ワーク・ファミリー・コンフリクト
ワーク・ファミリー・コンフリクトとは?
「ワーク・ファミリー・コンフリクト」とは、仕事と家庭生活で求められる役割が両立せず、葛藤を感じる状態にあることをいいます。家庭を持ちながら働く人たちは、職業上の役割と、家庭での親や配偶者としての役割を果たさなければなりません。ワーク・ファミリー・コンフリクトは、時間的制約、緊張や疲れによる葛藤、行動様式が異なることへのストレスなどが要因といわれており、子供を持つ母親の就業率の増加や、離婚によるシングルマザー(シングルファザー)の増加から問題視されるようになっています。
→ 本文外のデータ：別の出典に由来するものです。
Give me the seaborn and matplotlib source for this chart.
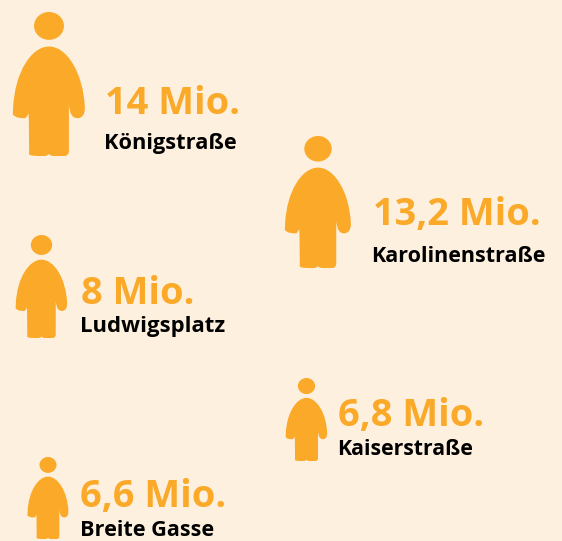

仕事と家庭で葛藤するワーク・ファミリー・コンフリクトを解くには
すでに多くの人が知っている「ワーク・ライフ・バランス」は、仕事とプライベートの両立という意味で使われますが、その「プライベート」が独身生活であるか、育児中であるかどうかなどによっても悩みの性質や総量は変わってきます。
ワーク・ファミリー・コンフリクトは、仕事上の役割と家庭上の役割(配偶者として/親として)の両立がかなわないことからやってくる葛藤。仕事が家庭に与える影響と、家庭が仕事に与える影響の、二つの方向性があります。例えば、仕事で絶対に参加したいプロジェクトがあったのに、子供が熱を出して休まなければならなかった。仕事が忙しく、前から計画していた家族旅行を中止しなければならなかった、などといった状態が例として挙げられます。
1970年代以降の米国で研究が進んできましたが、その背景にあるのは、女性の社会進出。これまでの研究では、就学年齢未満の子供を持つ共働き夫婦で、特に女性にワーク・ファミリー・コンフリクトが高いことがわかっています。
「男性は外で仕事、女性は家を守る」という性別分業意識は、すでに過去のものとなっているように思えます。しかし実際には、親世代が旧来的な価値観を持っていて介入してきたり、子供を置いて仕事に出かけることに女性のほうが罪悪感を覚えやすかったりするなど、若い世代でも性別分業意識が内面化していることは少なくありません。
そんな葛藤を軽減するために、企業はどうすればいいのでしょうか。性別分業意識が問題となっている場合、アンコンシャスバイアス研修を実施したり男性の育児休業を推奨したりするなど、会社としての方針を提示するのが有効です。労働時間や仕事の難易度が問題である場合は、時短勤務やフレックスタイム制の導入などで解決できることもあるでしょう。本人たちは「仕事の比率を下げたら、出世コースから外されてしまうのでは」と不安に思っています。 葛藤をとくカギは「柔軟さ」。従業員のライフイベントに寄り添い、働く時間や内容など、柔軟に対応できる環境を整備して周知することが大切です。